Upon Fr. John’s return to his native Spain, Fr. Economos Roman Russo became the rector, serving until his retirement 2016. After Fr. Roman’s retirement, Fr. Vladimir Sybirnyy, a priest of both Ukrainian and Russian heritage of the Eparchy of Stamford, was appointed rector by the Archdiocese of New York.
For such a small church, it attracted the attention of well known persons, several of whom are candidates for canonization. The Servant of God Dorothy Day frequently attended Vespers or the Divine Liturgy with several of her fellow Catholic Workers. The Servant of God Catherine Doherty attended during her later days of living in New York City. She who went on to found Madonna House in Canada and wrote several practical works on prayer and spirituality which rely heavily on her Russian roots, including Poustina.

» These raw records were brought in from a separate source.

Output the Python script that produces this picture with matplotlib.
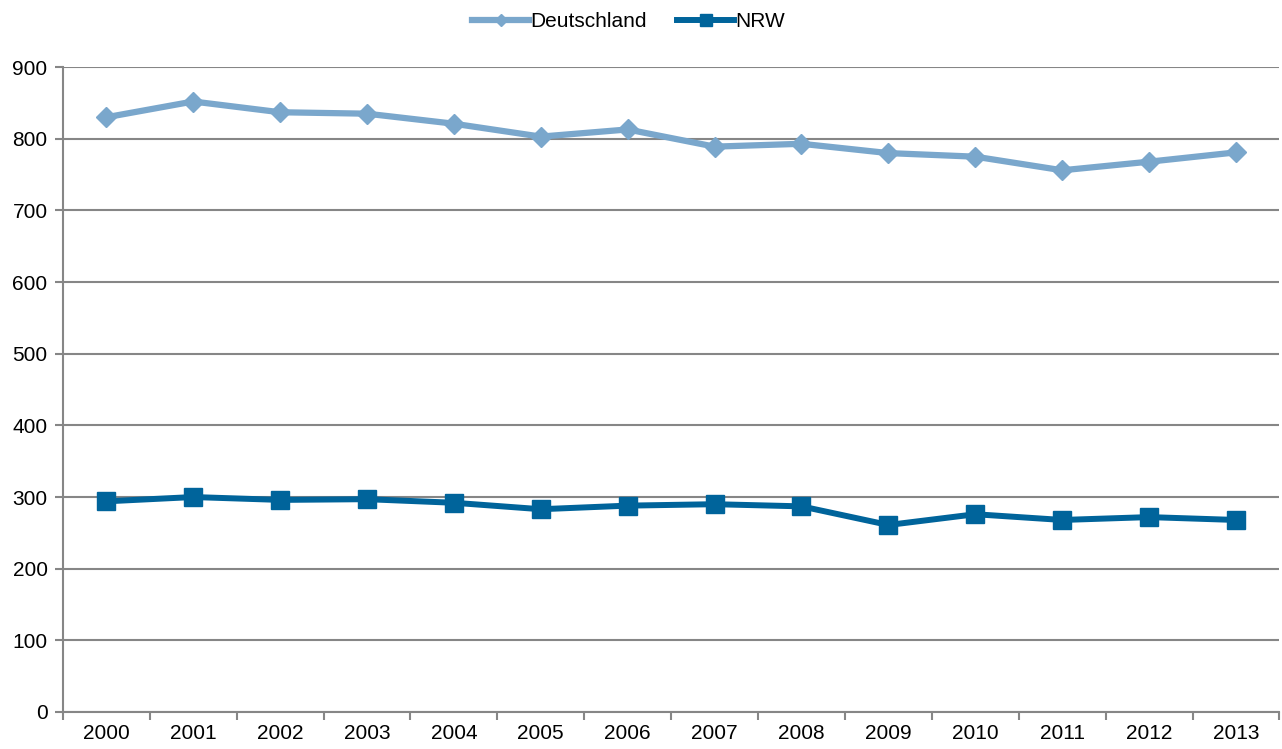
import numpy as np
import matplotlib.pyplot as plt

plt.rcParams['font.family'] = ['Liberation Sans', 'DejaVu Sans']

jahre = ['2000', '2001', '2002', '2003', '2004', '2005', '2006',
         '2007', '2008', '2009', '2010', '2011', '2012', '2013']
deutschland = [830, 852, 837, 835, 821, 803, 813, 789, 793, 780, 775, 756, 768, 781]
nrw = [294, 300, 296, 297, 292, 283, 288, 290, 287, 261, 276, 268, 272, 268]

x = np.arange(len(jahre))

fig = plt.figure(figsize=(12.82, 7.49), dpi=100)
ax = fig.add_axes([0.049, 0.0494, 0.949, 0.861])

ax.plot(x, deutschland, color='#7aa7cc', linewidth=4.5, marker='D',
        markersize=10.5, label='Deutschland', zorder=3)
ax.plot(x, nrw, color='#00649b', linewidth=4.3, marker='s',
        markersize=13, label='NRW', zorder=3)

ax.set_xlim(-0.5, len(jahre) - 0.5)
ax.set_ylim(0, 900)
ax.set_yticks(range(0, 1000, 100))
ax.set_xticks(x)
ax.set_xticklabels(jahre)
ax.set_xticks(np.arange(-0.5, len(jahre)), minor=True)
ax.tick_params(axis='x', which='major', length=0, labelsize=15, pad=9)
ax.tick_params(axis='x', which='minor', length=6, width=1.5, color='#868686')
ax.tick_params(axis='y', length=6, width=1.5, color='#868686', labelsize=15, pad=5)

ax.grid(axis='y', color='#868686', linewidth=1.5)
ax.set_axisbelow(True)
for s in ['top', 'right']:
    ax.spines[s].set_visible(False)
for s in ['left', 'bottom']:
    ax.spines[s].set_color('#868686')
    ax.spines[s].set_linewidth(1.5)

leg = fig.legend(loc='center', bbox_to_anchor=(0.4903, 0.971), ncol=2, frameon=False,
                 fontsize=15, handlelength=2.75, handletextpad=0.05, columnspacing=1.45)
leg_lines = leg.get_lines()
leg_lines[0].set_markersize(6)
leg_lines[1].set_markersize(8)

fig.savefig('out.png', dpi=100)
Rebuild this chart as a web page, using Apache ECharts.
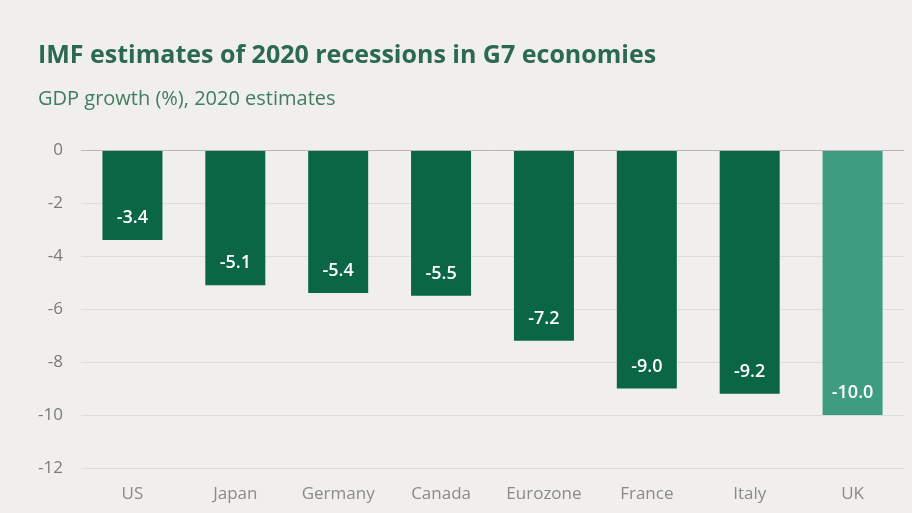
<!DOCTYPE html>
<html><head><meta charset="utf-8">
<script src="https://cdn.jsdelivr.net/npm/echarts@6/dist/echarts.min.js"></script>
<style>html,body{margin:0;padding:0;background:#f0efed;}#c{width:912px;height:513px;}</style>
</head><body><div id="c"></div>
<script>
const categories = ['US','Japan','Germany','Canada','Eurozone','France','Italy','UK'];
const values = [-3.4,-5.1,-5.4,-5.5,-7.2,-9.0,-9.2,-10.0];
const highlight = ['UK'];
const yTicks = [0,-2,-4,-6,-8,-10,-12];

const chart = echarts.init(document.getElementById('c'));
chart.setOption({
  backgroundColor: '#f0efed',
  animation: false,
  title: [
    {text: 'IMF estimates of 2020 recessions in G7 economies', left: 33, top: 38,
     textStyle: {fontFamily: 'Open Sans', fontWeight: 'bold', fontSize: 25, color: '#2b6a4e'}},
    {text: 'GDP growth (%), 2020 estimates', left: 33, top: 84,
     textStyle: {fontFamily: 'Open Sans', fontWeight: 'normal', fontSize: 20, color: '#3f7d5f'}}
  ],
  grid: {left: 81, right: 8, top: 150, bottom: 45, containLabel: false},
  xAxis: {
    type: 'category', data: categories, position: 'bottom',
    axisLine: {show: false}, axisTick: {show: false},
    axisLabel: {interval: 0, hideOverlap: false, fontFamily: 'Open Sans', fontSize: 17, color: '#8a8a8a', margin: 18}
  },
  yAxis: {
    type: 'value', min: -12, max: 0, interval: 2,
    axisLine: {show: false}, axisTick: {show: false},
    axisLabel: {fontFamily: 'Open Sans', fontSize: 17, color: '#7a7a7a', margin: 18},
    splitLine: {lineStyle: {color: '#dddbd9', width: 1}}
  },
  series: [{
    type: 'bar', barWidth: 60,
    data: values.map((v, i) => ({
      value: v,
      itemStyle: {color: highlight.includes(categories[i]) ? '#3e9c80' : '#0b6646'}
    })),
    label: {
      show: true, position: 'insideBottom', distance: 13,
      fontFamily: 'Open Sans', fontWeight: 600, fontSize: 18, color: '#ffffff',
      formatter: p => p.value.toFixed(1)
    },
    markLine: {
      silent: true, symbol: 'none', label: {show: false},
      lineStyle: {color: '#b8b6b4', type: 'solid', width: 1},
      data: [{yAxis: 0}]
    }
  }]
});
</script></body></html>
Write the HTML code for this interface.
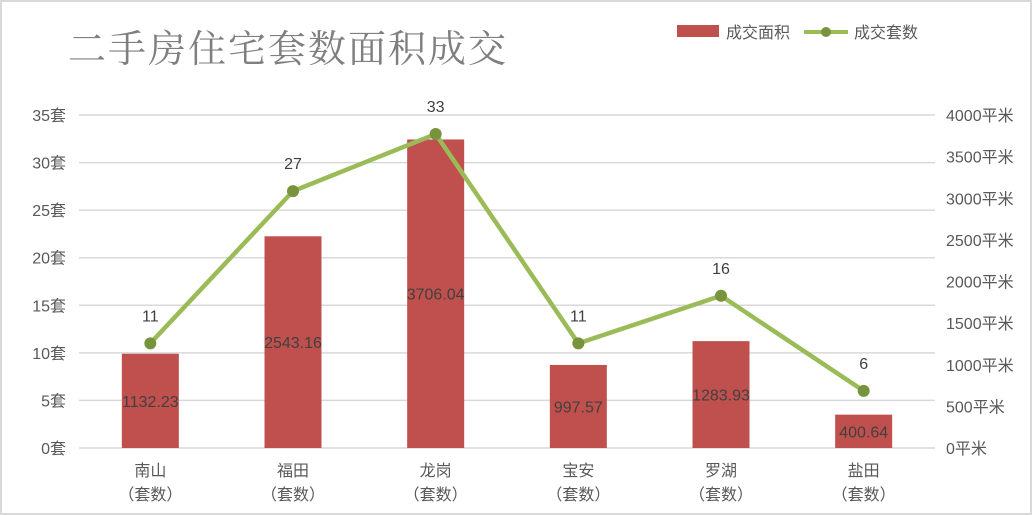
<!DOCTYPE html>
<html><head><meta charset="utf-8"><style>
html,body{margin:0;padding:0;background:#fff;}
svg{display:block;font-family:"Liberation Sans","Noto Sans CJK SC",sans-serif;}
</style></head><body>
<svg id="chart" width="1032" height="515" viewBox="0 0 1032 515">
<rect x="1" y="1" width="1030" height="513" fill="#fff" stroke="#d9d9d9" stroke-width="2"/>
<text x="68" y="62" font-size="38" fill="#7f7f7f" font-family="'Noto Serif CJK SC','Liberation Serif',serif" letter-spacing="2">二手房住宅套数面积成交</text>
<g>
<rect x="677" y="25" width="42" height="12" fill="#c0504d"/>
<text x="726" y="38" font-size="16" fill="#595959">成交面积</text>
<line x1="804" y1="32" x2="848" y2="32" stroke="#9bbb59" stroke-width="4"/>
<circle cx="826" cy="32" r="5" fill="#77933c"/>
<text x="854" y="38" font-size="16" fill="#595959">成交套数</text>
</g>
<g id="grid"></g><g id="bars"></g><g id="line"></g><g id="labels"></g>
</svg>
<script>
const categories=["南山","福田","龙岗","宝安","罗湖","盐田"];
const areaValues=[1132.23,2543.16,3706.04,997.57,1283.93,400.64];
const countValues=[11,27,33,11,16,6];
const leftTicks=[0,5,10,15,20,25,30,35];
const rightTicks=[0,500,1000,1500,2000,2500,3000,3500,4000];
const NS="http://www.w3.org/2000/svg";
const svg=document.getElementById('chart');
const x0=79,x1=935,y0=448,yTop=115;
const band=(x1-x0)/categories.length;
const xC=i=>x0+band*(i+0.5);
const yL=v=>y0-(v/35)*(y0-yTop);
const yR=v=>y0-(v/4000)*(y0-yTop);
function mk(tag,attrs,parent,txt){const e=document.createElementNS(NS,tag);for(const k in attrs)e.setAttribute(k,attrs[k]);if(txt!==undefined)e.textContent=txt;document.getElementById(parent).appendChild(e);return e;}
leftTicks.forEach(t=>{
  const g=mk('line',{x1:x0,x2:x1,y1:yL(t),y2:yL(t),stroke:'#d9d9d9','stroke-width':1.5},'grid');
  
  
  const l=mk('text',{x:66,y:yL(t)+6,'font-size':16,fill:'#595959','text-anchor':'end'},'grid',t+'套');
  
  
});
rightTicks.forEach(t=>{
  const l=mk('text',{x:946,y:yR(t)+6,'font-size':16,fill:'#595959'},'grid',t+'平米');
  
  
});
categories.forEach((c,i)=>{
  const a=mk('text',{x:xC(i),y:476,'font-size':16,fill:'#595959','text-anchor':'middle'},'grid',c);
  
  
  const b=mk('text',{x:xC(i),y:500,'font-size':16,fill:'#595959','text-anchor':'middle'},'grid','（套数）');
  
  
});
const bw=57;
areaValues.forEach((v,i)=>{
  const r=mk('rect',{x:xC(i)-bw/2,y:yR(v),width:bw,height:y0-yR(v),fill:'#c0504d'},'bars');
  
  
  const t=mk('text',{x:xC(i),y:(yR(v)+y0)/2+6,'font-size':16,fill:'#404040','text-anchor':'middle'},'labels',v.toFixed(2));
  
  
});
const pts=countValues.map((v,i)=>xC(i)+','+yL(v)).join(' ');
const pl=mk('polyline',{points:pts,fill:'none',stroke:'#9bbb59','stroke-width':4.5,'stroke-linejoin':'round'},'line');


countValues.forEach((v,i)=>{
  const c=mk('circle',{cx:xC(i),cy:yL(v),r:6,fill:'#77933c'},'line');
  
  
  const t=mk('text',{x:xC(i),y:yL(v)-22,'font-size':16,fill:'#404040','text-anchor':'middle'},'labels',String(v));
  
  
});
</script>
</body></html>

Helen Izwolsky, the daughter of a Czarist diplomat, a Sorbonne graduate, and the author of many books and articles, attended St. Michael’s and was a friend of Dorothy Day and Catherine Doherty. On occasion during his younger years, Thomas Merton came to St. Michael’s to share in the Divine Liturgy with us.
In 1986, St. Michael’s was honored by a visit from His Beatitude Patriarch Maximos V of Antioch, Alexandria and Jerusalem, the Patriarch of the Melkite Catholic Church. In addition to Patriarch Maximos, we have celebrated Pontifical Divine Liturgies on the occasion of the visits to St. Michael’s of Russian Catholic Bishop Andrei Katkov; Bishop Anarghyros Printesis, the Greek Catholic Exarch of Greece (1988); Bishop Louis Puscas, Romanian Catholic Bishop of the Eparchy of Canton (1988); and Bishop Basil Losten, Ukrainian Catholic Bishop of Stamford (in 1996 and again in 1997). Eugène Cardinal Tisserant visited St. Michael’s while on a trip to New York in the 1950’s. Duraisamy Simon Cardinal Lourdusamy visited St. Michael’s in 1987. John Cardinal O’Connor came to St. Michael’s in 1986 to take part in our fiftieth anniversary celebration. Edward Cardinal Egan visited St. Michael’s in 2009, when Fr. Deacon Christopher LiGreci was elevated to the rank of protodeacon. Bishop George D. Gallaro of the Eparchy of Piana degli Albanesi in Sicily celebrated the Divine Liturgy at St. Michael’s in July 2016.
St. Michael’s has always attracted not only Russians seeking to maintain their spiritual roots while finding their way in American society, but also many non-Russians who were attracted to the richness and beauty of Russian spirituality.
St. Michael’s has been compared to a mustard seed yielding great amounts of its fruit or to a small lump of leaven that raises the bread. Such a small community has produced a number of vocations out of all proportion to its size and circumstances. Nine priests, three deacons, and three readers, as well as several nuns have come from this humble community. We pray that we will be able to send many more workers into the Lord’s vineyard.
We keep ever in mind that what makes our community, our parish, so special is not the small room in which we gather, but the people who come together there to pray, to worship, and to live their lives according to Christ’s greatest commandment, love.